— begin Stored records —
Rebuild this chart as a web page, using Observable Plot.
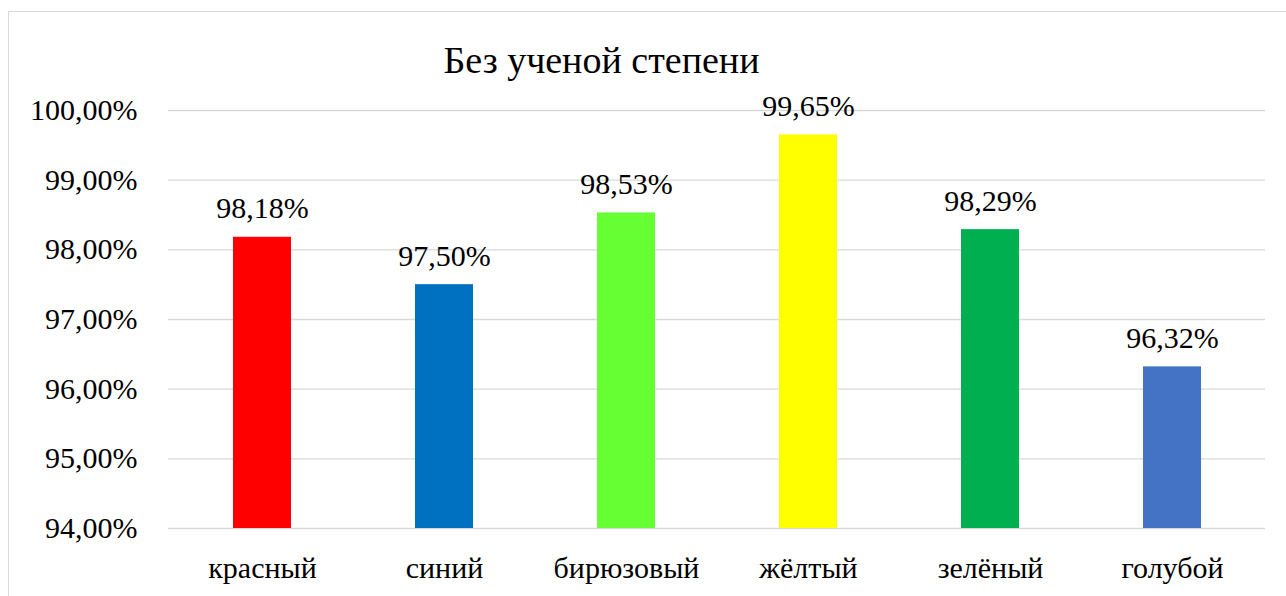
<!DOCTYPE html>
<html>
<head>
<meta charset="utf-8">
<script src="https://cdn.jsdelivr.net/npm/d3@7"></script>
<script src="https://cdn.jsdelivr.net/npm/@observablehq/plot@0.6"></script>
<style>
  html, body { margin: 0; padding: 0; background: #fff; }
  #wrap { position: relative; width: 1286px; height: 596px; overflow: hidden; font-family: "Liberation Serif", serif; }
  #frame { position: absolute; left: 8px; top: 11px; width: 1400px; height: 700px; border: 1.5px solid #d9d9d9; box-sizing: border-box; }
  #title { position: absolute; left: 0; top: 38px; width: 1203px; text-align: center; font-size: 38px; line-height: 44px; color: #000; }
  #chart { position: absolute; left: 0; top: 0; }
  #chart svg, #chart svg text { font-family: "Liberation Serif", serif !important; }
</style>
</head>
<body>
<div id="wrap">
  <div id="frame"></div>
  <div id="title">Без ученой степени</div>
  <div id="chart"></div>
</div>
<script>
const categories = ["красный", "синий", "бирюзовый", "жёлтый", "зелёный", "голубой"];
const values = [98.18, 97.50, 98.53, 99.65, 98.29, 96.32];
const colors = ["#ff0000", "#0070c0", "#66ff33", "#ffff00", "#00b050", "#4472c4"];
const yTicks = [94, 95, 96, 97, 98, 99, 100];

const data = categories.map((c, i) => ({ cat: c, value: values[i], color: colors[i] }));
const fmt = d => d.toFixed(2).replace(".", ",") + "%";
const FONT = "Liberation Serif";

const chart = Plot.plot({
  width: 1286,
  height: 596,
  marginLeft: 168,
  marginRight: 21,
  marginTop: 110,
  marginBottom: 68,
  style: "font-family: 'Liberation Serif', serif; font-size: 30px; color: #000; background: transparent; overflow: visible;",
  x: { domain: categories, paddingInner: 0.683, paddingOuter: 0.3415, align: 0.5, label: null },
  y: { domain: [94, 100], label: null },
  marks: [
    Plot.gridY(yTicks, { stroke: "#d9d9d9", strokeOpacity: 1, strokeWidth: 1.4 }),
    Plot.barY(data, { x: "cat", y1: 94, y2: "value", fill: "color" }),
    Plot.axisY(yTicks, { tickSize: 0, tickPadding: 31, tickFormat: fmt, fontSize: 30, fontFamily: FONT, fill: "#000" }),
    Plot.axisX({ tickSize: 0, tickPadding: 28, fontSize: 30, fontFamily: FONT, fill: "#000" }),
    Plot.text(data, { x: "cat", y: "value", text: d => fmt(d.value), lineAnchor: "bottom", dy: -19, fontSize: 30, fontFamily: FONT, fill: "#000" })
  ]
});
document.getElementById("chart").appendChild(chart);
</script>
</body>
</html>
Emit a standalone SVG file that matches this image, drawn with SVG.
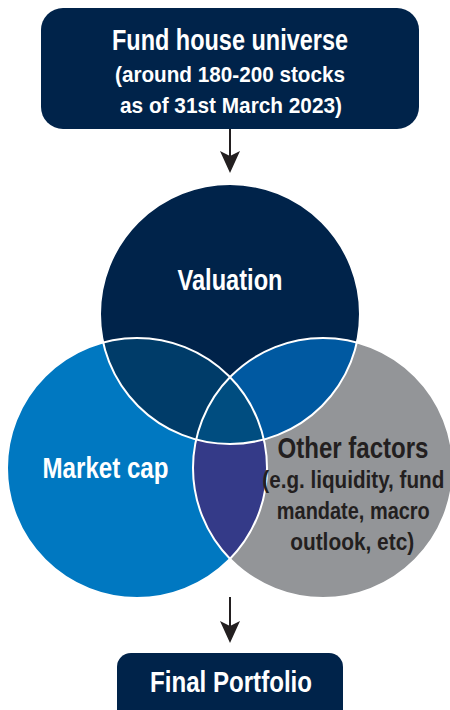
<svg xmlns="http://www.w3.org/2000/svg" width="450" height="710" viewBox="0 0 450 710">
  <style>
    .box { fill: #00234a; }
    .lbl { font-family: "Liberation Sans", Arial, sans-serif; font-weight: bold; text-anchor: middle; }
    .w { fill: #ffffff; }
    .d { fill: #231f20; }
    .conn { stroke: #231f20; stroke-width: 2; fill: none; }
    .edge { fill: none; stroke: #ffffff; stroke-width: 2; }
  </style>
  <defs>
    <marker id="ah" markerUnits="userSpaceOnUse" markerWidth="22" markerHeight="20" viewBox="0 0 22 20" refX="14" refY="10" orient="auto">
      <path d="M0,0 L5,10 L0,20 L22,10 Z" fill="#231f20"/>
    </marker>
    <circle id="cV" cx="230" cy="314" r="130"/>
    <circle id="cM" cx="137" cy="468" r="130"/>
    <circle id="cO" cx="323" cy="468" r="130"/>
    <clipPath id="clipV"><use href="#cV"/></clipPath>
    <clipPath id="clipM"><use href="#cM"/></clipPath>
    <clipPath id="clipO"><use href="#cO"/></clipPath>
  </defs>

  <rect width="450" height="710" fill="#ffffff"/>

  <g id="connectors">
    <line class="conn" x1="230" y1="129" x2="230" y2="165" marker-end="url(#ah)"/>
    <line class="conn" x1="230" y1="597" x2="230" y2="635" marker-end="url(#ah)"/>
  </g>

  <g id="fund-house-universe">
    <rect class="box" x="41" y="8" width="378" height="121" rx="22"/>
    <text class="lbl w" x="230" y="50" font-size="30" textLength="236" lengthAdjust="spacingAndGlyphs">Fund house universe</text>
    <text class="lbl w" x="230" y="82" font-size="22" textLength="230" lengthAdjust="spacingAndGlyphs">(around 180-200 stocks</text>
    <text class="lbl w" x="231" y="113" font-size="22" textLength="222" lengthAdjust="spacingAndGlyphs">as of 31st March 2023)</text>
  </g>

  <g id="valuation">
    <use href="#cV" fill="#00234a"/>
  </g>
  <g id="market-cap">
    <use href="#cM" fill="#0078c1"/>
  </g>
  <g id="other-factors">
    <use href="#cO" fill="#939598"/>
  </g>

  <g id="overlaps">
    <g clip-path="url(#clipV)"><use href="#cM" fill="#003c69"/></g>
    <g clip-path="url(#clipV)"><use href="#cO" fill="#0059a1"/></g>
    <g clip-path="url(#clipM)"><use href="#cO" fill="#343a88"/></g>
    <g clip-path="url(#clipV)"><g clip-path="url(#clipM)"><use href="#cO" fill="#004d80"/></g></g>
  </g>

  <g id="outlines">
    <use href="#cV" class="edge"/>
    <use href="#cM" class="edge"/>
    <use href="#cO" class="edge"/>
  </g>

  <g id="labels">
    <text class="lbl w" x="230" y="290" font-size="30" textLength="105" lengthAdjust="spacingAndGlyphs">Valuation</text>
    <text class="lbl w" x="105.5" y="478" font-size="30" textLength="126" lengthAdjust="spacingAndGlyphs">Market cap</text>
    <text class="lbl d" x="353" y="458" font-size="30" textLength="151" lengthAdjust="spacingAndGlyphs">Other factors</text>
    <text class="lbl d" x="353.3" y="488" font-size="23" textLength="182" lengthAdjust="spacingAndGlyphs">(e.g. liquidity, fund</text>
    <text class="lbl d" x="353.3" y="519" font-size="23" textLength="153" lengthAdjust="spacingAndGlyphs">mandate, macro</text>
    <text class="lbl d" x="352.2" y="550" font-size="23" textLength="124" lengthAdjust="spacingAndGlyphs">outlook, etc)</text>
  </g>

  <g id="final-portfolio">
    <rect class="box" x="117" y="653" width="226" height="75" rx="14"/>
    <text class="lbl w" x="231" y="692" font-size="29" textLength="162" lengthAdjust="spacingAndGlyphs">Final Portfolio</text>
  </g>
</svg>
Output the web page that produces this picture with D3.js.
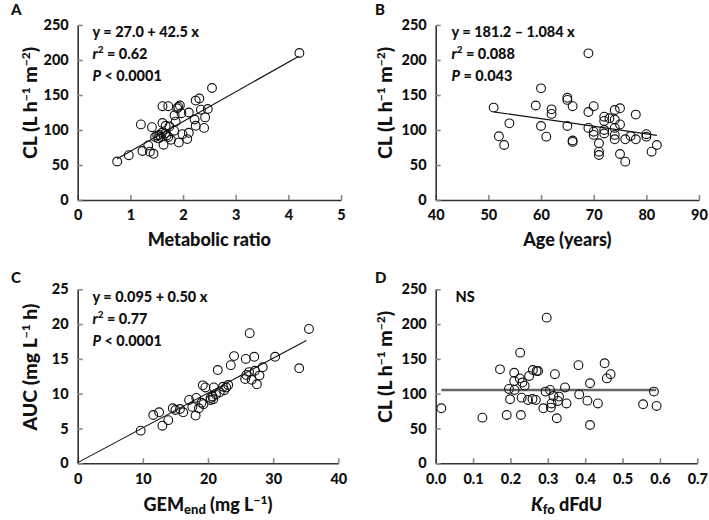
— end Stored records —
> **Problem to work on**: Restate the data above word for word. Skip every picture.

> **Result of the exercise**:
Rebuild this chart as a web page, using Observable Plot.
<!DOCTYPE html>
<html>
<head>
<meta charset="utf-8">
<script src="https://cdn.jsdelivr.net/npm/d3@7"></script>
<script src="https://cdn.jsdelivr.net/npm/@observablehq/plot@0.6"></script>
<style>
  html, body { margin: 0; padding: 0; background: #fff; }
  #wrap { position: relative; width: 1286px; height: 596px; overflow: hidden; font-family: "Liberation Serif", serif; }
  #frame { position: absolute; left: 8px; top: 11px; width: 1400px; height: 700px; border: 1.5px solid #d9d9d9; box-sizing: border-box; }
  #title { position: absolute; left: 0; top: 38px; width: 1203px; text-align: center; font-size: 38px; line-height: 44px; color: #000; }
  #chart { position: absolute; left: 0; top: 0; }
  #chart svg, #chart svg text { font-family: "Liberation Serif", serif !important; }
</style>
</head>
<body>
<div id="wrap">
  <div id="frame"></div>
  <div id="title">Без ученой степени</div>
  <div id="chart"></div>
</div>
<script>
const categories = ["красный", "синий", "бирюзовый", "жёлтый", "зелёный", "голубой"];
const values = [98.18, 97.50, 98.53, 99.65, 98.29, 96.32];
const colors = ["#ff0000", "#0070c0", "#66ff33", "#ffff00", "#00b050", "#4472c4"];
const yTicks = [94, 95, 96, 97, 98, 99, 100];

const data = categories.map((c, i) => ({ cat: c, value: values[i], color: colors[i] }));
const fmt = d => d.toFixed(2).replace(".", ",") + "%";
const FONT = "Liberation Serif";

const chart = Plot.plot({
  width: 1286,
  height: 596,
  marginLeft: 168,
  marginRight: 21,
  marginTop: 110,
  marginBottom: 68,
  style: "font-family: 'Liberation Serif', serif; font-size: 30px; color: #000; background: transparent; overflow: visible;",
  x: { domain: categories, paddingInner: 0.683, paddingOuter: 0.3415, align: 0.5, label: null },
  y: { domain: [94, 100], label: null },
  marks: [
    Plot.gridY(yTicks, { stroke: "#d9d9d9", strokeOpacity: 1, strokeWidth: 1.4 }),
    Plot.barY(data, { x: "cat", y1: 94, y2: "value", fill: "color" }),
    Plot.axisY(yTicks, { tickSize: 0, tickPadding: 31, tickFormat: fmt, fontSize: 30, fontFamily: FONT, fill: "#000" }),
    Plot.axisX({ tickSize: 0, tickPadding: 28, fontSize: 30, fontFamily: FONT, fill: "#000" }),
    Plot.text(data, { x: "cat", y: "value", text: d => fmt(d.value), lineAnchor: "bottom", dy: -19, fontSize: 30, fontFamily: FONT, fill: "#000" })
  ]
});
document.getElementById("chart").appendChild(chart);
</script>
</body>
</html>
Emit a standalone SVG file that matches this image, drawn with SVG.
<svg xmlns="http://www.w3.org/2000/svg" width="450" height="710" viewBox="0 0 450 710">
  <style>
    .box { fill: #00234a; }
    .lbl { font-family: "Liberation Sans", Arial, sans-serif; font-weight: bold; text-anchor: middle; }
    .w { fill: #ffffff; }
    .d { fill: #231f20; }
    .conn { stroke: #231f20; stroke-width: 2; fill: none; }
    .edge { fill: none; stroke: #ffffff; stroke-width: 2; }
  </style>
  <defs>
    <marker id="ah" markerUnits="userSpaceOnUse" markerWidth="22" markerHeight="20" viewBox="0 0 22 20" refX="14" refY="10" orient="auto">
      <path d="M0,0 L5,10 L0,20 L22,10 Z" fill="#231f20"/>
    </marker>
    <circle id="cV" cx="230" cy="314" r="130"/>
    <circle id="cM" cx="137" cy="468" r="130"/>
    <circle id="cO" cx="323" cy="468" r="130"/>
    <clipPath id="clipV"><use href="#cV"/></clipPath>
    <clipPath id="clipM"><use href="#cM"/></clipPath>
    <clipPath id="clipO"><use href="#cO"/></clipPath>
  </defs>

  <rect width="450" height="710" fill="#ffffff"/>

  <g id="connectors">
    <line class="conn" x1="230" y1="129" x2="230" y2="165" marker-end="url(#ah)"/>
    <line class="conn" x1="230" y1="597" x2="230" y2="635" marker-end="url(#ah)"/>
  </g>

  <g id="fund-house-universe">
    <rect class="box" x="41" y="8" width="378" height="121" rx="22"/>
    <text class="lbl w" x="230" y="50" font-size="30" textLength="236" lengthAdjust="spacingAndGlyphs">Fund house universe</text>
    <text class="lbl w" x="230" y="82" font-size="22" textLength="230" lengthAdjust="spacingAndGlyphs">(around 180-200 stocks</text>
    <text class="lbl w" x="231" y="113" font-size="22" textLength="222" lengthAdjust="spacingAndGlyphs">as of 31st March 2023)</text>
  </g>

  <g id="valuation">
    <use href="#cV" fill="#00234a"/>
  </g>
  <g id="market-cap">
    <use href="#cM" fill="#0078c1"/>
  </g>
  <g id="other-factors">
    <use href="#cO" fill="#939598"/>
  </g>

  <g id="overlaps">
    <g clip-path="url(#clipV)"><use href="#cM" fill="#003c69"/></g>
    <g clip-path="url(#clipV)"><use href="#cO" fill="#0059a1"/></g>
    <g clip-path="url(#clipM)"><use href="#cO" fill="#343a88"/></g>
    <g clip-path="url(#clipV)"><g clip-path="url(#clipM)"><use href="#cO" fill="#004d80"/></g></g>
  </g>

  <g id="outlines">
    <use href="#cV" class="edge"/>
    <use href="#cM" class="edge"/>
    <use href="#cO" class="edge"/>
  </g>

  <g id="labels">
    <text class="lbl w" x="230" y="290" font-size="30" textLength="105" lengthAdjust="spacingAndGlyphs">Valuation</text>
    <text class="lbl w" x="105.5" y="478" font-size="30" textLength="126" lengthAdjust="spacingAndGlyphs">Market cap</text>
    <text class="lbl d" x="353" y="458" font-size="30" textLength="151" lengthAdjust="spacingAndGlyphs">Other factors</text>
    <text class="lbl d" x="353.3" y="488" font-size="23" textLength="182" lengthAdjust="spacingAndGlyphs">(e.g. liquidity, fund</text>
    <text class="lbl d" x="353.3" y="519" font-size="23" textLength="153" lengthAdjust="spacingAndGlyphs">mandate, macro</text>
    <text class="lbl d" x="352.2" y="550" font-size="23" textLength="124" lengthAdjust="spacingAndGlyphs">outlook, etc)</text>
  </g>

  <g id="final-portfolio">
    <rect class="box" x="117" y="653" width="226" height="75" rx="14"/>
    <text class="lbl w" x="231" y="692" font-size="29" textLength="162" lengthAdjust="spacingAndGlyphs">Final Portfolio</text>
  </g>
</svg>
Output the web page that produces this picture with D3.js.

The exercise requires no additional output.